Unter der Überschrift „Haus- und Grunderwerb der Stadtgemeinde Frankfurt am Main von Juden seit 30. Januar 1933“ werden in dem Verzeichnis auf 13 Seiten 135 Kaufverträge, die sich auf insgesamt 170 Objekte beziehen, mit Datum, Adresse, Quadratmeterzahl, Kaufpreis sowie Angaben zum Vorbesitzer, zu den unter Umständen miterworbenen Mobilien und zum Zweck des Erwerbs aufgeführt – die Liste ist ein Schlüsseldokumenten zur Geschichte der Stadt Frankfurt in der Zeit des Nationalsozialismus.

Die Geschichte der „Arisierung“ von Immobilien durch die Stadt Frankfurt und die nach 1945 erfolgte „Wiedergutmachung“ ist ein Desiderat der Forschung, zu dem bislang nur kleinere Beiträge vorliegen. Eine Dissertation mit dem Arbeitstitel „Die ‚Arisierung‘ von Grundbesitz durch die Stadt Frankfurt am Main im Zeitraum 1933-1945“ ist im Entstehen begriffen.

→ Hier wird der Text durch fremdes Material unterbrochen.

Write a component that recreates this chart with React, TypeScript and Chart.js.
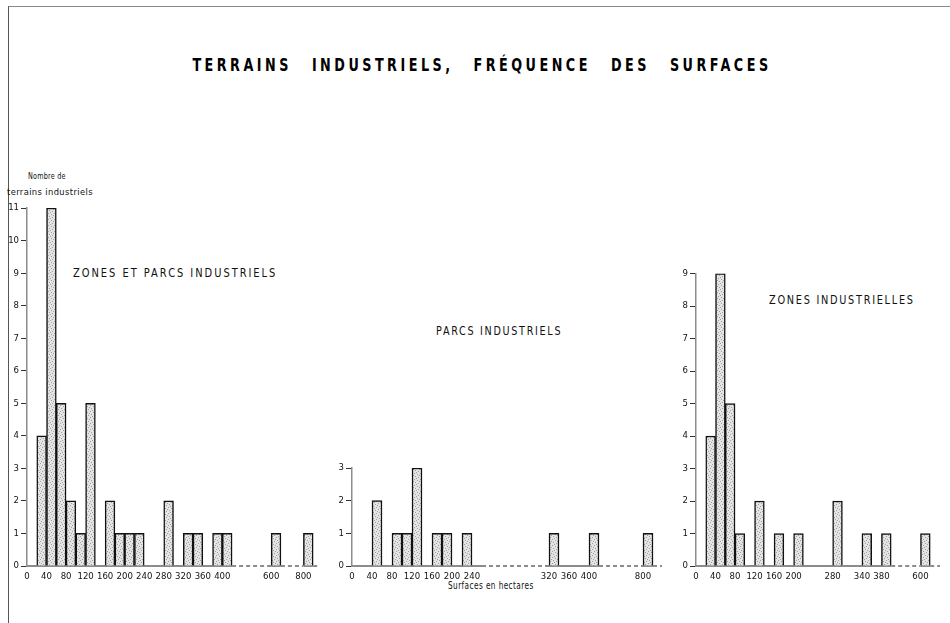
import React, { useEffect, useRef } from "react";
import { Chart, registerables } from "chart.js";

Chart.register(...registerables);

// ---- DATA ----
// Lower bound (ha) of each 20-ha surface class, and number of industrial sites in it
const allClasses = [20, 40, 60, 80, 100, 120, 160, 180, 200, 220, 280, 320, 340, 380, 400, 600, 800];
const allCounts = [4, 11, 5, 2, 1, 5, 2, 1, 1, 1, 2, 1, 1, 1, 1, 1, 1];

const parcsClasses = [40, 80, 100, 120, 160, 180, 220, 320, 400, 800];
const parcsCounts = [2, 1, 1, 3, 1, 1, 1, 1, 1, 1];

const zonesClasses = [20, 40, 60, 80, 120, 160, 200, 280, 340, 380, 600];
const zonesCounts = [4, 9, 5, 1, 2, 1, 1, 2, 1, 1, 1];

// Tick labels (ha) on each x axis
const allTicks = [0, 40, 80, 120, 160, 200, 240, 280, 320, 360, 400, 600, 800];
const parcsTicks = [0, 40, 80, 120, 160, 200, 240, 320, 360, 400, 800];
const zonesTicks = [0, 40, 80, 120, 160, 200, 280, 340, 380, 600];

const CLASS_WIDTH = 20; // ha per bar

const TITLE = "TERRAINS INDUSTRIELS, FRÉQUENCE DES SURFACES";
const Y_TITLE_1 = "Nombre de";
const Y_TITLE_2 = "terrains industriels";
const X_TITLE = "Surfaces en hectares";
const PANEL_TITLES = ["ZONES ET PARCS INDUSTRIELS", "PARCS INDUSTRIELS", "ZONES INDUSTRIELLES"];

// ---- LAYOUT ----
type Panel = {
  classes: number[];
  counts: number[];
  ticks: number[];
  yMax: number;
  // broken axis: [ha, axis position]; after each anchor 1 unit = 20 ha
  anchors: [number, number][];
  // stretches of the base line (ha) drawn dashed, marking the axis breaks
  dashed: [number, number][];
  box: { left: number; top: number; width: number; height: number };
  yWidth: number;
  padTop: number;
  padRight: number;
  xHeight: number;
  xMax: number;
  yDash: number[];
};

const panels: Panel[] = [
  {
    classes: allClasses, counts: allCounts, ticks: allTicks, yMax: 11,
    anchors: [[0, 0], [600, 25], [800, 28.3]],
    dashed: [[420, 600], [620, 800], [820, 1e9]],
    box: { left: 0, top: 195, width: 330, height: 410 },
    yWidth: 27, padTop: 13, padRight: 10, xHeight: 39, xMax: 30, yDash: [],
  },
  {
    classes: parcsClasses, counts: parcsCounts, ticks: parcsTicks, yMax: 3,
    anchors: [[0, 0], [320, 19.7], [800, 29.1]],
    dashed: [[260, 320], [420, 800], [820, 1e9]],
    box: { left: 330, top: 455, width: 340, height: 150 },
    yWidth: 22, padTop: 13, padRight: 8, xHeight: 39, xMax: 31, yDash: [1, 3],
  },
  {
    classes: zonesClasses, counts: zonesCounts, ticks: zonesTicks, yMax: 9,
    anchors: [[0, 0], [600, 23]],
    dashed: [[400, 600], [620, 1e9]],
    box: { left: 670, top: 260, width: 280, height: 345 },
    yWidth: 26, padTop: 13.5, padRight: 10, xHeight: 39, xMax: 25, yDash: [1, 3],
  },
];

function makePos(anchors: [number, number][]) {
  return (ha: number) => {
    let a = anchors[0];
    for (const an of anchors) if (an[0] <= ha) a = an;
    return a[1] + (ha - a[0]) / CLASS_WIDTH;
  };
}

function stipple(): CanvasPattern | string {
  const c = document.createElement("canvas");
  c.width = 6;
  c.height = 6;
  const g = c.getContext("2d");
  if (!g) return "#d6d6d6";
  g.fillStyle = "#e4e4e4";
  g.fillRect(0, 0, 6, 6);
  g.fillStyle = "#a0a0a0";
  const dots = [[0, 0], [3, 1], [1, 3], [4, 4], [5, 2], [2, 5]];
  dots.forEach(([x, y]) => g.fillRect(x, y, 1, 1));
  return g.createPattern(c, "repeat") || "#d6d6d6";
}

const TICK_FONT = { family: "'DejaVu Sans Condensed', 'DejaVu Sans', sans-serif", size: 9.5 };

function PanelChart({ p }: { p: Panel }) {
  const ref = useRef<HTMLCanvasElement | null>(null);
  useEffect(() => {
    if (!ref.current) return;
    const pos = makePos(p.anchors);
    const fill = stipple();
    const data = p.classes.map((c, i) => ({
      x: (pos(c) + pos(c + CLASS_WIDTH)) / 2,
      y: p.counts[i],
    }));

    // base line: solid, with dashed stretches at the axis breaks
    const baseLine = {
      id: "baseLine",
      beforeDatasetsDraw(chart: any) {
        const { ctx, chartArea } = chart;
        const xs = chart.scales.x;
        const y = chartArea.bottom;
        const px = (ha: number) => Math.min(chartArea.right, xs.getPixelForValue(pos(Math.min(ha, 1e6))));
        const segs: { a: number; b: number; dash: boolean }[] = [];
        let cur = chartArea.left;
        p.dashed.forEach(([h0, h1]) => {
          const a = px(h0);
          const b = h1 >= 1e9 ? chartArea.right : px(h1);
          if (a > cur) segs.push({ a: cur, b: a, dash: false });
          segs.push({ a, b, dash: true });
          cur = b;
        });
        if (cur < chartArea.right) segs.push({ a: cur, b: chartArea.right, dash: false });
        ctx.save();
        ctx.strokeStyle = "#8c8c8c";
        ctx.lineWidth = 2;
        segs.forEach((s) => {
          ctx.setLineDash(s.dash ? [4, 3] : []);
          ctx.beginPath();
          ctx.moveTo(s.a, y);
          ctx.lineTo(s.b, y);
          ctx.stroke();
        });
        ctx.restore();
      },
    };

    const chart = new Chart(ref.current, {
      type: "bar",
      data: {
        datasets: [
          {
            data,
            backgroundColor: fill as any,
            borderColor: "#111",
            borderWidth: 1.5,
            borderSkipped: "start",
            barPercentage: 1,
            categoryPercentage: 1,
          },
        ],
      },
      plugins: [baseLine],
      options: {
        animation: false,
        responsive: true,
        maintainAspectRatio: false,
        layout: { padding: { left: 0, top: p.padTop, right: p.padRight, bottom: 0 } },
        plugins: { legend: { display: false }, tooltip: { enabled: false }, title: { display: false } },
        scales: {
          x: {
            type: "linear",
            min: 0,
            max: p.xMax,
            offset: false,
            grid: { display: false, drawTicks: false },
            border: { display: false },
            ticks: {
              autoSkip: false,
              maxRotation: 0,
              padding: 5,
              color: "#111",
              font: TICK_FONT,
              callback: (_v: any, i: number) => String(p.ticks[i]),
            },
            afterBuildTicks: (s: any) => {
              s.ticks = p.ticks.map((h) => ({ value: pos(h) }));
            },
            afterFit: (s: any) => {
              s.height = p.xHeight;
            },
          },
          y: {
            type: "linear",
            min: 0,
            max: p.yMax,
            grid: { drawOnChartArea: false, drawTicks: true, tickLength: 6, color: "#333", lineWidth: 1 },
            border: { display: true, color: "#8c8c8c", width: 1.5, dash: p.yDash },
            ticks: { stepSize: 1, padding: 2, color: "#111", font: TICK_FONT },
            afterFit: (s: any) => {
              s.width = p.yWidth;
            },
          },
        },
      },
    });
    return () => chart.destroy();
  }, [p]);
  return (
    <div
      style={{
        position: "absolute",
        left: p.box.left,
        top: p.box.top,
        width: p.box.width,
        height: p.box.height,
      }}
    >
      <canvas ref={ref} />
    </div>
  );
}

const labelFont = "'DejaVu Sans', sans-serif";

function Label({
  text, left, top, size, spacing, scale,
}: {
  text: string; left: number; top: number; size: number; spacing: number; scale: number;
}) {
  return (
    <div
      style={{
        position: "absolute",
        left,
        top,
        whiteSpace: "pre",
        fontFamily: labelFont,
        fontSize: size,
        lineHeight: `${size}px`,
        letterSpacing: spacing,
        color: "#111",
        transform: `scaleX(${scale})`,
        transformOrigin: "left top",
      }}
    >
      {text}
    </div>
  );
}

export default function App() {
  return (
    <div
      style={{
        position: "absolute",
        left: 0,
        top: 0,
        width: 950,
        height: 623,
        background: "#fff",
        overflow: "hidden",
      }}
    >
      <div
        style={{
          position: "absolute",
          left: 8,
          top: 6,
          width: 942,
          height: 617,
          borderTop: "1.5px solid #8a8a8a",
          borderLeft: "1.5px solid #555",
        }}
      />
      <div
        style={{
          position: "absolute",
          left: 3,
          width: 958,
          top: 56,
          textAlign: "center",
          whiteSpace: "pre",
          fontFamily: labelFont,
          fontWeight: 700,
          fontSize: 18,
          lineHeight: "18px",
          letterSpacing: 4.9,
          wordSpacing: 17,
          color: "#000",
          transform: "scaleX(0.71)",
          transformOrigin: "center top",
        }}
      >
        {TITLE}
      </div>
      <Label text={Y_TITLE_1} left={28} top={171} size={9.5} spacing={0.3} scale={0.68} />
      <Label text={Y_TITLE_2} left={7} top={188} size={9} spacing={0.4} scale={0.93} />
      <Label text={PANEL_TITLES[0]} left={73} top={267} size={12.5} spacing={2.5} scale={0.79} />
      <Label text={PANEL_TITLES[1]} left={436} top={325} size={12.5} spacing={2.2} scale={0.77} />
      <Label text={PANEL_TITLES[2]} left={769} top={294} size={12.5} spacing={2.2} scale={0.78} />
      <Label text={X_TITLE} left={448} top={581} size={10} spacing={0.6} scale={0.73} />
      {panels.map((p, i) => (
        <PanelChart key={i} p={p} />
      ))}
    </div>
  );
}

Auf Antrag der Koalitionsparteien CDU, SPD und Grüne hat die Stadtverordnetenversammlung im November 2018 beschlossen, den Magistrat zu bitten, „eine Studie vorzubereiten, in der die historische Rolle der Stadt Frankfurt und ihrer kommunalen Behörden im Rahmen der ‚Arisierung‘ jüdischer Grundstücke und Immobilien aufgearbeitet wird“ (§ 3312). Von der im Juli 1945 angefertigten Auflistung durch die Stadt Frankfurt „arisierter“ Immobilien soll die Studie ihren Ausgang nehmen.


Hinweise zur Benutzung

Die Liste durch die Stadt Frankfurt im Nationalsozialismus „arisierter“ Immobilien wird hier vollständig als Digitalisat zur Verfügung gestellt. Aufgrund der Bestimmungen des Hessischen Archivgesetzes war ein Name unkenntlich zu machen.